Keeping The Monsters At Bay

Kurdish PM Nechirvan Barzani (photo credit: US Department of Defense)

Kurdish PM Nechirvan Barzani (photo credit: US Department of Defense)

In yesterday’s post, I discussed why the combination of local geopolitics, religion and U.S. interference had made the rise of a group like ISIS almost a certainty. Today, we’ll take a look at what might be the best way to stop their advance.

First of all, we have to realize that the Iraqi army is in shambles. The reasons for this go back to May 16, 2003 when Paul Bremer, acting as the head of The Coalition Provisional Authority, issued CPA Order No. 2, which disbanded the Iraqi army. In August of the same year, the first members of the new Iraqi army began training. As the country disintegrated into civil war, members of the new Iraqi army and Iraqi police were targeted by various insurgent groups as collaborators, due to their training by and association with Coalition forces. The army’s training’s been impeded from the beginning by desertions and high rates of extremist infiltration. As the U.S. began to withdraw, Prime Minister Nouri al-Maliki used the military as a tool against his political rivals, and neglected training and equipping them for actual defense of the country.

Iran has sent assistance in the form of two battalions of Iranian Revolutionary Guards to assist Iraq in fighting ISIS, as well as sending some troops that were fighting for the Syrian government. However, this could lead to even more trouble, as the Iraqi Sunni population could see this as a combined Shia operation, which would legitimize ISIS’s propaganda claim of that being the case. And, if the U.S. joins with Iran as has been proposed, this would put the U.S. in the dubious position of both supporting the Syrian rebels (its stated position), and, through its collaboration with Iran, supporting the Syrian government (Iran’s main ally).

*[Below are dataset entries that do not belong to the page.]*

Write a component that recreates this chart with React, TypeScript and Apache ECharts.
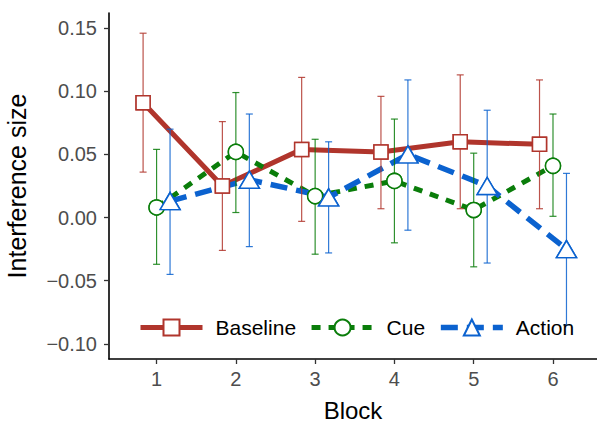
import React, { useEffect, useRef } from "react";
import * as echarts from "echarts";

const blocks = [1, 2, 3, 4, 5, 6];
const yTicks = [-0.1, -0.05, 0, 0.05, 0.1, 0.15];

const baselineMean = [0.091, 0.025, 0.054, 0.052, 0.060, 0.058];
const baselineLow = [0.036, -0.026, -0.003, 0.007, 0.007, 0.007];
const baselineHigh = [0.146, 0.076, 0.111, 0.096, 0.113, 0.109];

const cueMean = [0.008, 0.052, 0.017, 0.029, 0.006, 0.041];
const cueLow = [-0.037, 0.004, -0.029, -0.020, -0.039, 0.001];
const cueHigh = [0.054, 0.099, 0.062, 0.078, 0.051, 0.082];

const actionMean = [0.013, 0.030, 0.016, 0.050, 0.025, -0.025];
const actionLow = [-0.045, -0.023, -0.028, -0.010, -0.036, -0.085];
const actionHigh = [0.070, 0.082, 0.060, 0.109, 0.085, 0.035];

const groups = [
  { name: "Baseline", mean: baselineMean, low: baselineLow, high: baselineHigh, color: "#B0352C", dodge: -0.17, symbol: "rect", size: 14 as any, lineType: "solid" as any, width: 5 },
  { name: "Cue", mean: cueMean, low: cueLow, high: cueHigh, color: "#0A7D0A", dodge: 0, symbol: "circle", size: 15 as any, lineType: [9, 8] as any, width: 5 },
  { name: "Action", mean: actionMean, low: actionLow, high: actionHigh, color: "#0B62CF", dodge: 0.17, symbol: "triangle", size: [20, 17] as any, lineType: [17, 9] as any, width: 5.5 },
];

const fmt = (v: number) => {
  const s = Math.abs(v).toFixed(2);
  return v < -1e-9 ? "\u2212" + s : s;
};

const FONT = "Liberation Sans";

export default function App() {
  const ref = useRef<HTMLDivElement>(null);
  useEffect(() => {
    if (!ref.current) return;
    const chart = echarts.init(ref.current, null, { renderer: "svg" });
    const series: any[] = [];
    groups.forEach((g) => {
      series.push({
        name: g.name,
        type: "line",
        data: blocks.map((b, i) => [b + g.dodge, g.mean[i]]),
        z: 2,
        symbol: g.symbol,
        symbolSize: g.size,
        showSymbol: true,
        itemStyle: { color: "#fff", borderColor: g.color, borderWidth: 1.5 },
        lineStyle: { color: g.color, width: g.width, type: g.lineType },
        emphasis: { disabled: true },
      });
    });
    groups.forEach((g) => {
      series.push({
        name: g.name + " err",
        type: "custom",
        z: 3,
        data: blocks.map((b, i) => [b + g.dodge, g.low[i], g.high[i]]),
        encode: { x: 0, y: [1, 2] },
        renderItem: (params: any, api: any) => {
          const x = api.value(0);
          const lo = api.coord([x, api.value(1)]);
          const hi = api.coord([x, api.value(2)]);
          const hw = 3.5;
          const style = { stroke: g.color, lineWidth: 1.2, opacity: 0.85 };
          return {
            type: "group",
            children: [
              { type: "line", shape: { x1: lo[0], y1: lo[1], x2: hi[0], y2: hi[1] }, style },
              { type: "line", shape: { x1: hi[0] - hw, y1: hi[1], x2: hi[0] + hw, y2: hi[1] }, style },
              { type: "line", shape: { x1: lo[0] - hw, y1: lo[1], x2: lo[0] + hw, y2: lo[1] }, style },
            ],
          };
        },
      });
    });
    groups.forEach((g) => {
      series.push({
        name: g.name + " pts",
        type: "scatter",
        z: 4,
        data: blocks.map((b, i) => [b + g.dodge, g.mean[i]]),
        symbol: g.symbol,
        symbolSize: g.size,
        itemStyle: { color: "#fff", borderColor: g.color, borderWidth: 1.5, opacity: 1 },
        emphasis: { disabled: true },
      });
    });

    chart.setOption({
      animation: false,
      grid: { left: 109, top: 13, right: 0, bottom: 64, containLabel: false, outerBoundsMode: "none" },
      xAxis: {
        type: "value",
        min: 0.4,
        max: 6.555,
        name: "Block",
        nameLocation: "middle",
        nameGap: 41,
        nameTextStyle: { color: "#000", fontSize: 24, lineHeight: 21, fontFamily: FONT },
        axisLine: { show: true, onZero: false, lineStyle: { color: "#000", width: 1.6 } },
        axisTick: { show: true, length: 5, customValues: blocks, lineStyle: { color: "#333", width: 1.3 } },
        axisLabel: { customValues: blocks, color: "#4D4D4D", fontSize: 20, margin: 10, fontFamily: FONT },
        splitLine: { show: false },
      },
      yAxis: {
        type: "value",
        min: -0.112,
        max: 0.162,
        name: "Interference size",
        nameLocation: "middle",
        nameGap: 80,
        nameTextStyle: { color: "#000", fontSize: 25, fontFamily: FONT },
        axisLine: { show: true, onZero: false, lineStyle: { color: "#000", width: 1.6 } },
        axisTick: { show: true, length: 5, customValues: yTicks, lineStyle: { color: "#333", width: 1.3 } },
        axisLabel: { customValues: yTicks, color: "#4D4D4D", fontSize: 20, margin: 12, fontFamily: FONT, formatter: (v: number) => fmt(v) },
        splitLine: { show: false },
      },
      legend: {
        data: groups.map((g) => ({
          name: g.name,
          lineStyle: { color: g.color, width: g.width, type: g.lineType },
        })),
        left: 138,
        top: 317,
        orient: "horizontal",
        itemWidth: 62,
        itemHeight: 20,
        itemGap: 13,
        padding: 0,
        z: 10,
        textStyle: { color: "#000", fontSize: 21, fontFamily: FONT, padding: [0, 0, 0, 8] },
        selectedMode: false,
      },
      series,
    });
    return () => chart.dispose();
  }, []);
  return <div ref={ref} style={{ position: "fixed", left: 0, top: 0, width: 597, height: 423, background: "#fff" }} />;
}
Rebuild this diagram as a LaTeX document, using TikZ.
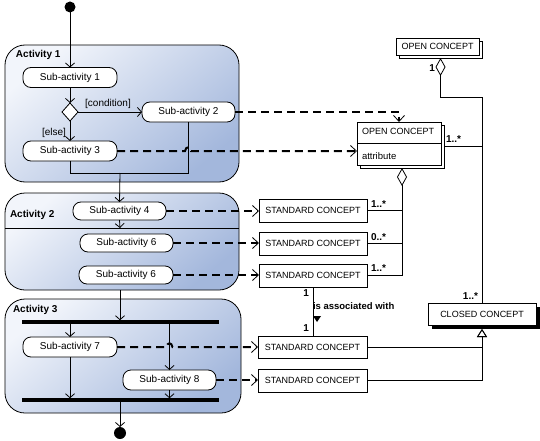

However, there’s another solution. In a June 19 article published on the Foreign Affairs.com website, Dov Friedman and Cale Salih point out that the strongest military in Iraq belongs to the Kurdistan Regional Government (KRG). The Iranians have reportedly asked the Kurds to join the fight, and the U.S. would like to see the Kurds join as well. The KRG has had problems selling their oil on the world market; some guarantees of increased revenue could help sway the KRG into supporting the U.S. and Iran against ISIS. Plus, there’s a history of Sunni actions against the Kurds, with more possible along the 620 mile border the KRG shares with the insurgents.

However, the history between the Kurds and the U.S. is filled with broken promises. From Henry Kissinger and the Algiers Agreement, which left the Kurds at the mercy of Iraq’s Ba’athists to 2003 and CPA Order No.2, where the Kurds were disarmed after fighting at the side of U.S. troops, our record with them has been anything but stellar. As long as ISIS respects the Kurds’ existing battle lines, the KRG has very little reason to go to war.

What would the U.S. need to do to enlist the Kurds? 1) Insist that Iraq’s Prime Minister Nuri al-Maliki put a stop to inflammatory rhetoric among members of his party and state media. 2) Offer an immediate concession such as helping the KRG market their oil. 3) Arm the Kurdish military, and provide support through air strikes if necessary. 4) Support Kurdish claims to to the disputed territories it recovered last week. Only then would the Kurds consider the U.S. serious in supporting the Kurdish people and army.

Iraq is a mess at the present whichever way you look at it. By enlisting the KRG, Iraq would have a much better chance of surviving than it does at the present.